--- begin PROVIDED MATERIAL ---
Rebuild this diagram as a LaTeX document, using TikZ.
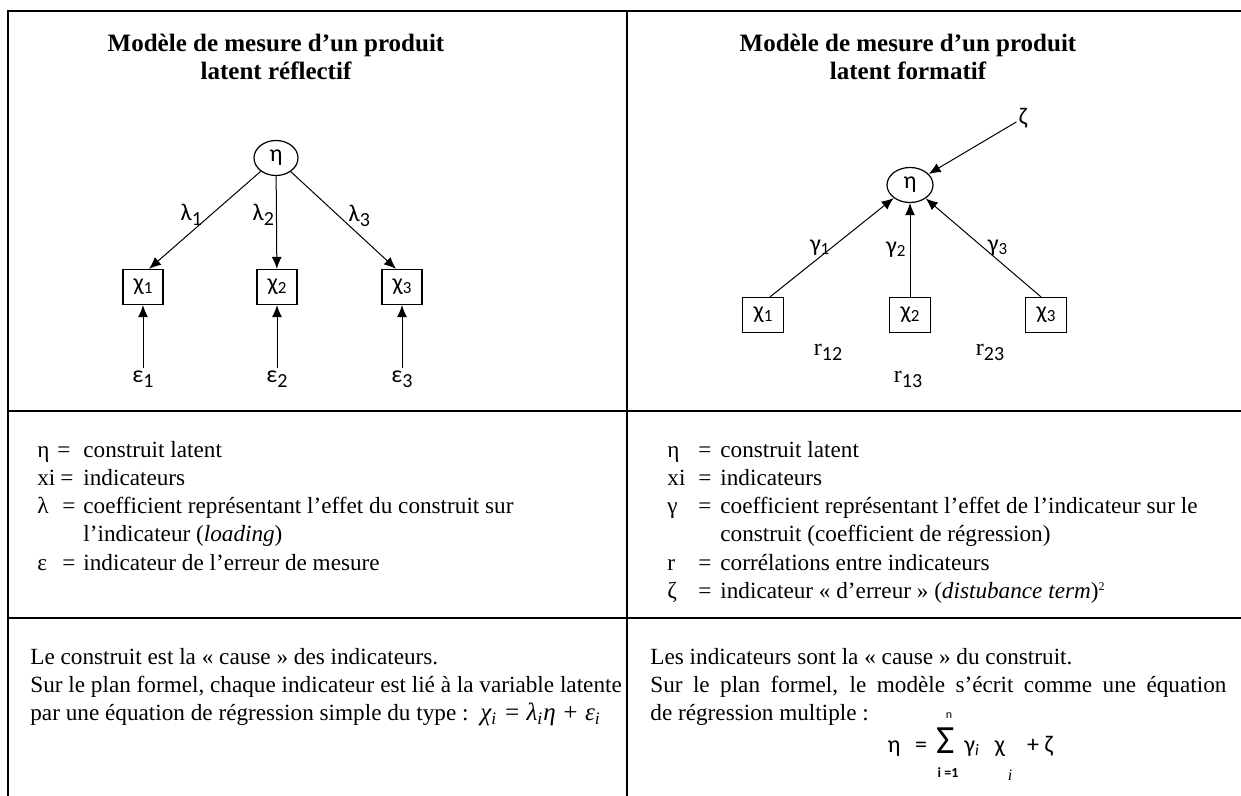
\documentclass[tikz,border=0pt]{standalone}
\usepackage{fontspec}
\setmainfont{Liberation Serif}
\newfontfamily\diagfont{Carlito}
\usetikzlibrary{arrows.meta,positioning,shapes.geometric}

\newcommand{\dsub}[1]{\raisebox{-1.5pt}{\fontsize{8.5}{8.5}\selectfont #1}}
\newcommand{\lsub}[1]{\raisebox{-2.5pt}{\fontsize{10}{10}\selectfont #1}}

\tikzset{
  rule/.style={line width=1pt},
  latent/.style={draw,ellipse,line width=0.6pt,minimum width=22pt,minimum height=17.5pt,inner sep=0pt,font=\diagfont\fontsize{12}{12}\selectfont},
  indic/.style={draw,line width=0.6pt,minimum width=20pt,minimum height=17.5pt,inner sep=0pt,font=\diagfont\fontsize{12}{12}\selectfont},
  lbl/.style={inner sep=1pt,font=\diagfont\fontsize{12}{12}\selectfont},
  link/.style={-{Latex[length=6pt,width=5pt]},line width=0.5pt},
  ttl/.style={anchor=base,inner sep=0pt,font=\bfseries\fontsize{12.5}{14}\selectfont},
  txt/.style={anchor=base west,inner sep=0pt,font=\fontsize{11.6}{14}\selectfont},
  frm/.style={anchor=base,inner sep=0pt,font=\diagfont\fontsize{12}{12}\selectfont},
}

\begin{document}
\begin{tikzpicture}[x=0.5pt,y=-0.5pt]
\useasboundingbox (0,0) rectangle (1241,796);
% table rules
\draw[rule] (1241,11) -- (8,11) -- (8,796);
\draw[rule] (627,11) -- (627,796);
\draw[rule] (8,411) -- (1241,411);
\draw[rule] (8,618) -- (1241,618);

% reflective model
\node[ttl] (ttlL1) at (276,52) {Modèle de mesure d’un produit};
\node[ttl] (ttlL2) at (276,80) {latent réflectif};
\node[latent] (etaL) at (276,158) {η};
\foreach \i/\x in {1/143,2/277,3/402}{
  \node[indic] (xL\i) at (\x,287) {χ\dsub{\i}};
  \node[lbl] (epsL\i) at (\x,379) {ε\lsub{\i}};
  \draw[link] (epsL\i) -- (xL\i);
}
\draw[link] (etaL) -- node[lbl,left=3pt,pos=.45]{λ\lsub{1}} ([xshift=3pt]xL1.north);
\draw[link] (etaL) -- node[lbl,left,pos=.42]{λ\lsub{2}} (xL2);
\draw[link] (etaL) -- node[lbl,right=4pt,pos=.45]{λ\lsub{3}} ([xshift=-3pt]xL3.north);

% formative model
\node[ttl] (ttlR1) at (908,52) {Modèle de mesure d’un produit};
\node[ttl] (ttlR2) at (908,80) {latent formatif};
\node[latent,minimum width=23pt] (etaR) at (910,185) {η};
\node[lbl] (zeta) at (1023,118) {ζ};
\draw[link] (zeta) -- (etaR);
\foreach \i/\x in {1/763,2/910,3/1046}
  \node[indic,minimum width=20.5pt] (xR\i) at (\x,315) {χ\dsub{\i}};
\draw[link] ([xshift=3.5pt]xR1.north) -- node[lbl,left]{γ\dsub{1}} (etaR);
\draw[link] (xR2) -- node[lbl,left=1pt]{γ\dsub{2}} (etaR);
\draw[link] ([xshift=-2.5pt]xR3.north) -- node[lbl,right=1pt]{γ\dsub{3}} (etaR);
\node[lbl] (r12) at (828,352) {{\rmfamily r}\lsub{12}};
\node[lbl] (r23) at (990,352) {{\rmfamily r}\lsub{23}};
\node[lbl] (r13) at (908,379) {{\rmfamily r}\lsub{13}};

% legends
\foreach \k/\yy/\sym/\eqx/\txt in {1/457/η/57/construit latent, 2/485.3/xi/60/indicateurs, 3/513.6/λ/62/coefficient représentant l’effet du construit sur, 5/570.2/ε/62/indicateur de l’erreur de mesure}{
  \node[txt] (symL\k) at (37,\yy) {\sym};
  \node[txt] (eqL\k) at (\eqx,\yy) {=};
  \node[txt] (defL\k) at (83,\yy) {\txt};
}
\node[txt] (defL4) at (83,541.9) {l’indicateur (\textit{loading})};
\foreach \k/\yy/\sym/\txt in {1/457/η/construit latent, 2/485.3/xi/indicateurs, 3/513.6/γ/coefficient représentant l’effet de l’indicateur sur le, 5/570.2/r/corrélations entre indicateurs, 6/598.5/ζ/{indicateur « d’erreur » (\textit{distubance term})\raisebox{4pt}{\fontsize{6}{6}\selectfont 2}}}{
  \node[txt] (symR\k) at (667,\yy) {\sym};
  \node[txt] (eqR\k) at (698,\yy) {=};
  \node[txt] (defR\k) at (720,\yy) {\txt};
}
\node[txt] (defR4) at (720,541.9) {construit (coefficient de régression)};

% equations
\node[txt] (causeL) at (30,664) {Le construit est la « cause » des indicateurs.};
\node[txt] (formL1) at (30,692.3) {Sur le plan formel, chaque indicateur est lié à la variable latente};
\node[txt] (formL2) at (30,720.6) {par une équation de régression simple du type :};
\node[txt,font=\itshape\fontsize{12.5}{14}\selectfont] (eqL) at (480,720.6) {χ\textsubscript{i} = λ\textsubscript{i}η + ε\textsubscript{i}};
\node[txt] (causeR) at (650,664) {Les indicateurs sont la « cause » du construit.};
\node[txt] (formR1) at (650,692.3) {\makebox[288pt][s]{Sur le plan formel, le modèle s’écrit comme une équation}};
\node[txt] (formR2) at (650,720.6) {de régression multiple :};
\node[frm] (etaF) at (894,752) {η};
\node[frm] (eqF) at (921,752) {=};
\node[frm,font=\diagfont\fontsize{20}{20}\selectfont] (sumF) at (946,753) {Σ};
\node[frm,font=\diagfont\fontsize{6}{6}\selectfont] (nF) at (949,718) {n};
\node[frm,font=\diagfont\bfseries\fontsize{7}{7}\selectfont] (lowF) at (948,777) {i =1};
\node[frm] (gamF) at (972,752) {γ\textsubscript{\textit{i}}};
\node[frm] (chiF) at (1000,752) {χ};
\node[frm,font=\rmfamily\itshape\fontsize{8}{8}\selectfont] (iF) at (1010,780) {i};
\node[frm] (plusF) at (1040,752) {+ ζ};
\end{tikzpicture}
\end{document}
--- end PROVIDED MATERIAL ---
The material above must be printed exactly, with its pictures left out.

**SOLUTION TO THE PROBLEM**
Rebuild this diagram as a LaTeX document, using TikZ.
\documentclass[tikz,border=0pt]{standalone}
\usepackage{fontspec}
\setmainfont{Liberation Serif}
\newfontfamily\diagfont{Carlito}
\usetikzlibrary{arrows.meta,positioning,shapes.geometric}

\newcommand{\dsub}[1]{\raisebox{-1.5pt}{\fontsize{8.5}{8.5}\selectfont #1}}
\newcommand{\lsub}[1]{\raisebox{-2.5pt}{\fontsize{10}{10}\selectfont #1}}

\tikzset{
  rule/.style={line width=1pt},
  latent/.style={draw,ellipse,line width=0.6pt,minimum width=22pt,minimum height=17.5pt,inner sep=0pt,font=\diagfont\fontsize{12}{12}\selectfont},
  indic/.style={draw,line width=0.6pt,minimum width=20pt,minimum height=17.5pt,inner sep=0pt,font=\diagfont\fontsize{12}{12}\selectfont},
  lbl/.style={inner sep=1pt,font=\diagfont\fontsize{12}{12}\selectfont},
  link/.style={-{Latex[length=6pt,width=5pt]},line width=0.5pt},
  ttl/.style={anchor=base,inner sep=0pt,font=\bfseries\fontsize{12.5}{14}\selectfont},
  txt/.style={anchor=base west,inner sep=0pt,font=\fontsize{11.6}{14}\selectfont},
  frm/.style={anchor=base,inner sep=0pt,font=\diagfont\fontsize{12}{12}\selectfont},
}

\begin{document}
\begin{tikzpicture}[x=0.5pt,y=-0.5pt]
\useasboundingbox (0,0) rectangle (1241,796);
% table rules
\draw[rule] (1241,11) -- (8,11) -- (8,796);
\draw[rule] (627,11) -- (627,796);
\draw[rule] (8,411) -- (1241,411);
\draw[rule] (8,618) -- (1241,618);

% reflective model
\node[ttl] (ttlL1) at (276,52) {Modèle de mesure d’un produit};
\node[ttl] (ttlL2) at (276,80) {latent réflectif};
\node[latent] (etaL) at (276,158) {η};
\foreach \i/\x in {1/143,2/277,3/402}{
  \node[indic] (xL\i) at (\x,287) {χ\dsub{\i}};
  \node[lbl] (epsL\i) at (\x,379) {ε\lsub{\i}};
  \draw[link] (epsL\i) -- (xL\i);
}
\draw[link] (etaL) -- node[lbl,left=3pt,pos=.45]{λ\lsub{1}} ([xshift=3pt]xL1.north);
\draw[link] (etaL) -- node[lbl,left,pos=.42]{λ\lsub{2}} (xL2);
\draw[link] (etaL) -- node[lbl,right=4pt,pos=.45]{λ\lsub{3}} ([xshift=-3pt]xL3.north);

% formative model
\node[ttl] (ttlR1) at (908,52) {Modèle de mesure d’un produit};
\node[ttl] (ttlR2) at (908,80) {latent formatif};
\node[latent,minimum width=23pt] (etaR) at (910,185) {η};
\node[lbl] (zeta) at (1023,118) {ζ};
\draw[link] (zeta) -- (etaR);
\foreach \i/\x in {1/763,2/910,3/1046}
  \node[indic,minimum width=20.5pt] (xR\i) at (\x,315) {χ\dsub{\i}};
\draw[link] ([xshift=3.5pt]xR1.north) -- node[lbl,left]{γ\dsub{1}} (etaR);
\draw[link] (xR2) -- node[lbl,left=1pt]{γ\dsub{2}} (etaR);
\draw[link] ([xshift=-2.5pt]xR3.north) -- node[lbl,right=1pt]{γ\dsub{3}} (etaR);
\node[lbl] (r12) at (828,352) {{\rmfamily r}\lsub{12}};
\node[lbl] (r23) at (990,352) {{\rmfamily r}\lsub{23}};
\node[lbl] (r13) at (908,379) {{\rmfamily r}\lsub{13}};

% legends
\foreach \k/\yy/\sym/\eqx/\txt in {1/457/η/57/construit latent, 2/485.3/xi/60/indicateurs, 3/513.6/λ/62/coefficient représentant l’effet du construit sur, 5/570.2/ε/62/indicateur de l’erreur de mesure}{
  \node[txt] (symL\k) at (37,\yy) {\sym};
  \node[txt] (eqL\k) at (\eqx,\yy) {=};
  \node[txt] (defL\k) at (83,\yy) {\txt};
}
\node[txt] (defL4) at (83,541.9) {l’indicateur (\textit{loading})};
\foreach \k/\yy/\sym/\txt in {1/457/η/construit latent, 2/485.3/xi/indicateurs, 3/513.6/γ/coefficient représentant l’effet de l’indicateur sur le, 5/570.2/r/corrélations entre indicateurs, 6/598.5/ζ/{indicateur « d’erreur » (\textit{distubance term})\raisebox{4pt}{\fontsize{6}{6}\selectfont 2}}}{
  \node[txt] (symR\k) at (667,\yy) {\sym};
  \node[txt] (eqR\k) at (698,\yy) {=};
  \node[txt] (defR\k) at (720,\yy) {\txt};
}
\node[txt] (defR4) at (720,541.9) {construit (coefficient de régression)};

% equations
\node[txt] (causeL) at (30,664) {Le construit est la « cause » des indicateurs.};
\node[txt] (formL1) at (30,692.3) {Sur le plan formel, chaque indicateur est lié à la variable latente};
\node[txt] (formL2) at (30,720.6) {par une équation de régression simple du type :};
\node[txt,font=\itshape\fontsize{12.5}{14}\selectfont] (eqL) at (480,720.6) {χ\textsubscript{i} = λ\textsubscript{i}η + ε\textsubscript{i}};
\node[txt] (causeR) at (650,664) {Les indicateurs sont la « cause » du construit.};
\node[txt] (formR1) at (650,692.3) {\makebox[288pt][s]{Sur le plan formel, le modèle s’écrit comme une équation}};
\node[txt] (formR2) at (650,720.6) {de régression multiple :};
\node[frm] (etaF) at (894,752) {η};
\node[frm] (eqF) at (921,752) {=};
\node[frm,font=\diagfont\fontsize{20}{20}\selectfont] (sumF) at (946,753) {Σ};
\node[frm,font=\diagfont\fontsize{6}{6}\selectfont] (nF) at (949,718) {n};
\node[frm,font=\diagfont\bfseries\fontsize{7}{7}\selectfont] (lowF) at (948,777) {i =1};
\node[frm] (gamF) at (972,752) {γ\textsubscript{\textit{i}}};
\node[frm] (chiF) at (1000,752) {χ};
\node[frm,font=\rmfamily\itshape\fontsize{8}{8}\selectfont] (iF) at (1010,780) {i};
\node[frm] (plusF) at (1040,752) {+ ζ};
\end{tikzpicture}
\end{document}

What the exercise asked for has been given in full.